- WORK INSTRUCTIONS:
Copy the listing below in full and skip every picture.

— begin —

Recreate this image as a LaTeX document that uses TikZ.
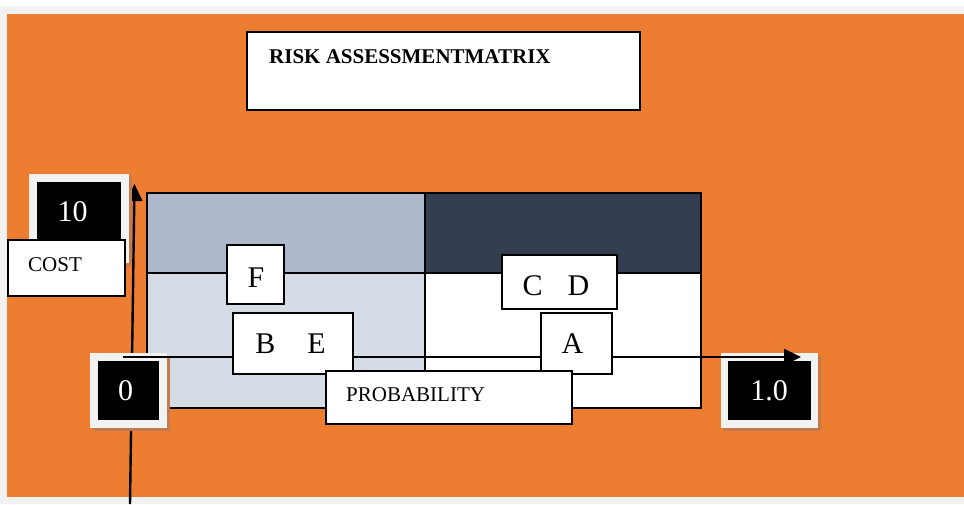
\documentclass[tikz,border=0pt]{standalone}
\usepackage{fontspec}
\setmainfont{Liberation Serif}
\usetikzlibrary{arrows.meta}
\definecolor{orangebg}{HTML}{ED7D31}
\definecolor{pagegray}{HTML}{F2F2F2}
\definecolor{cellA}{HTML}{ADB9CA}
\definecolor{cellB}{HTML}{333F50}
\definecolor{cellC}{HTML}{D6DCE5}
\definecolor{shadowcol}{HTML}{C27A4E}
\begin{document}
\begin{tikzpicture}[x=1pt,y=-1pt,
  wbox/.style={draw=black,fill=white,line width=1.5pt,inner sep=0pt,minimum width=#1},
  frame/.style={fill=pagegray,draw=none,inner sep=0pt},
  blk/.style={fill=black,draw=none,inner sep=0pt},
  bigtxt/.style={font=\fontsize{30}{34}\selectfont,inner sep=0pt},
  smalltxt/.style={font=\fontsize{21}{24}\selectfont,inner sep=0pt},
  axis/.style={draw=black,line width=2.4pt,-{Triangle[length=17pt,width=16pt]}},
  grid/.style={draw=black,line width=1.5pt}]
\useasboundingbox (0,0) rectangle (964,504);
% background
\fill[pagegray] (0,0) rectangle (964,504);
\fill[white] (0,0) rectangle (964,6);
\fill[orangebg] (7,14) rectangle (964,497);
% matrix cells
\fill[cellA] (147,193) rectangle (425,273);
\fill[cellB] (425,193) rectangle (701,273);
\fill[cellC] (147,273) rectangle (425,408);
\fill[white] (425,273) rectangle (701,408);
\draw[grid] (147,193) rectangle (701,408);
\draw[grid] (425,193) -- (425,408);
\draw[grid] (147,273) -- (701,273);
% vertical axis
\coordinate (ybot) at (130,504);
\coordinate (ytop) at (134.5,184);
\draw[axis] (ybot) -- (ytop);
% value boxes
\fill[shadowcol] (32,177) rectangle (132,266);
\node[frame,minimum width=100pt,minimum height=89pt] (tenframe) at (79,218.5) {};
\node[blk,minimum width=84pt,minimum height=73pt] (tenbox) at (79,218.5) {};
\node[bigtxt,text=white,anchor=base] (tentxt) at (72.5,221) {10};
\fill[shadowcol] (93,356) rectangle (170,431);
\node[frame,minimum width=77pt,minimum height=75pt] (zeroframe) at (128.5,390.5) {};
\node[blk,minimum width=61pt,minimum height=59pt] (zerobox) at (128.5,390.5) {};
\node[bigtxt,text=white,anchor=base] (zerotxt) at (125.5,400) {0};
\fill[shadowcol] (724,356) rectangle (821,431);
\node[frame,minimum width=97pt,minimum height=75pt] (oneframe) at (769.5,390.5) {};
\node[blk,minimum width=83pt,minimum height=59pt] (onebox) at (769.5,390.5) {};
\node[bigtxt,text=white,anchor=base] (onetxt) at (769,400) {1.0};
% horizontal axis
\coordinate (xl) at (123,357);
\coordinate (xr) at (801,357);
\draw[axis] (xl) -- (xr);
% white label boxes
\node[wbox=57pt,minimum height=59pt] (fbox) at (255.5,274.5) {};
\node[bigtxt,anchor=base] (ftxt) at (256,287) {F};
\node[wbox=115pt,minimum height=54pt] (cdbox) at (559.5,282) {};
\node[bigtxt,anchor=base] (cdtxt) at (556,295) {C\hspace{25pt}D};
\node[wbox=120pt,minimum height=61pt] (bebox) at (293,343.5) {};
\node[bigtxt,anchor=base] (betxt) at (290.5,353) {B\hspace{32pt}E};
\node[wbox=71pt,minimum height=61pt] (abox) at (576.5,343.5) {};
\node[bigtxt,anchor=base] (atxt) at (572.5,353) {A};
\node[wbox=246pt,minimum height=53pt] (probbox) at (449,397.5) {};
\node[smalltxt,anchor=base west] (probtxt) at (346,401) {PROBABILITY};
\node[wbox=117pt,minimum height=56pt] (costbox) at (66.5,268) {};
\node[smalltxt,anchor=base west] (costtxt) at (28,271) {COST};
\node[wbox=393pt,minimum height=78pt] (titlebox) at (443.5,71) {};
\node[smalltxt,font=\fontsize{21}{24}\selectfont\bfseries,anchor=base west] (titletxt) at (269,63) {RISK ASSESSMENTMATRIX};
\end{tikzpicture}
\end{document}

— end —

- CORRECT RESULT:
Recreate this image as a LaTeX document that uses TikZ.
\documentclass[tikz,border=0pt]{standalone}
\usepackage{fontspec}
\setmainfont{Liberation Serif}
\usetikzlibrary{arrows.meta}
\definecolor{orangebg}{HTML}{ED7D31}
\definecolor{pagegray}{HTML}{F2F2F2}
\definecolor{cellA}{HTML}{ADB9CA}
\definecolor{cellB}{HTML}{333F50}
\definecolor{cellC}{HTML}{D6DCE5}
\definecolor{shadowcol}{HTML}{C27A4E}
\begin{document}
\begin{tikzpicture}[x=1pt,y=-1pt,
  wbox/.style={draw=black,fill=white,line width=1.5pt,inner sep=0pt,minimum width=#1},
  frame/.style={fill=pagegray,draw=none,inner sep=0pt},
  blk/.style={fill=black,draw=none,inner sep=0pt},
  bigtxt/.style={font=\fontsize{30}{34}\selectfont,inner sep=0pt},
  smalltxt/.style={font=\fontsize{21}{24}\selectfont,inner sep=0pt},
  axis/.style={draw=black,line width=2.4pt,-{Triangle[length=17pt,width=16pt]}},
  grid/.style={draw=black,line width=1.5pt}]
\useasboundingbox (0,0) rectangle (964,504);
% background
\fill[pagegray] (0,0) rectangle (964,504);
\fill[white] (0,0) rectangle (964,6);
\fill[orangebg] (7,14) rectangle (964,497);
% matrix cells
\fill[cellA] (147,193) rectangle (425,273);
\fill[cellB] (425,193) rectangle (701,273);
\fill[cellC] (147,273) rectangle (425,408);
\fill[white] (425,273) rectangle (701,408);
\draw[grid] (147,193) rectangle (701,408);
\draw[grid] (425,193) -- (425,408);
\draw[grid] (147,273) -- (701,273);
% vertical axis
\coordinate (ybot) at (130,504);
\coordinate (ytop) at (134.5,184);
\draw[axis] (ybot) -- (ytop);
% value boxes
\fill[shadowcol] (32,177) rectangle (132,266);
\node[frame,minimum width=100pt,minimum height=89pt] (tenframe) at (79,218.5) {};
\node[blk,minimum width=84pt,minimum height=73pt] (tenbox) at (79,218.5) {};
\node[bigtxt,text=white,anchor=base] (tentxt) at (72.5,221) {10};
\fill[shadowcol] (93,356) rectangle (170,431);
\node[frame,minimum width=77pt,minimum height=75pt] (zeroframe) at (128.5,390.5) {};
\node[blk,minimum width=61pt,minimum height=59pt] (zerobox) at (128.5,390.5) {};
\node[bigtxt,text=white,anchor=base] (zerotxt) at (125.5,400) {0};
\fill[shadowcol] (724,356) rectangle (821,431);
\node[frame,minimum width=97pt,minimum height=75pt] (oneframe) at (769.5,390.5) {};
\node[blk,minimum width=83pt,minimum height=59pt] (onebox) at (769.5,390.5) {};
\node[bigtxt,text=white,anchor=base] (onetxt) at (769,400) {1.0};
% horizontal axis
\coordinate (xl) at (123,357);
\coordinate (xr) at (801,357);
\draw[axis] (xl) -- (xr);
% white label boxes
\node[wbox=57pt,minimum height=59pt] (fbox) at (255.5,274.5) {};
\node[bigtxt,anchor=base] (ftxt) at (256,287) {F};
\node[wbox=115pt,minimum height=54pt] (cdbox) at (559.5,282) {};
\node[bigtxt,anchor=base] (cdtxt) at (556,295) {C\hspace{25pt}D};
\node[wbox=120pt,minimum height=61pt] (bebox) at (293,343.5) {};
\node[bigtxt,anchor=base] (betxt) at (290.5,353) {B\hspace{32pt}E};
\node[wbox=71pt,minimum height=61pt] (abox) at (576.5,343.5) {};
\node[bigtxt,anchor=base] (atxt) at (572.5,353) {A};
\node[wbox=246pt,minimum height=53pt] (probbox) at (449,397.5) {};
\node[smalltxt,anchor=base west] (probtxt) at (346,401) {PROBABILITY};
\node[wbox=117pt,minimum height=56pt] (costbox) at (66.5,268) {};
\node[smalltxt,anchor=base west] (costtxt) at (28,271) {COST};
\node[wbox=393pt,minimum height=78pt] (titlebox) at (443.5,71) {};
\node[smalltxt,font=\fontsize{21}{24}\selectfont\bfseries,anchor=base west] (titletxt) at (269,63) {RISK ASSESSMENTMATRIX};
\end{tikzpicture}
\end{document}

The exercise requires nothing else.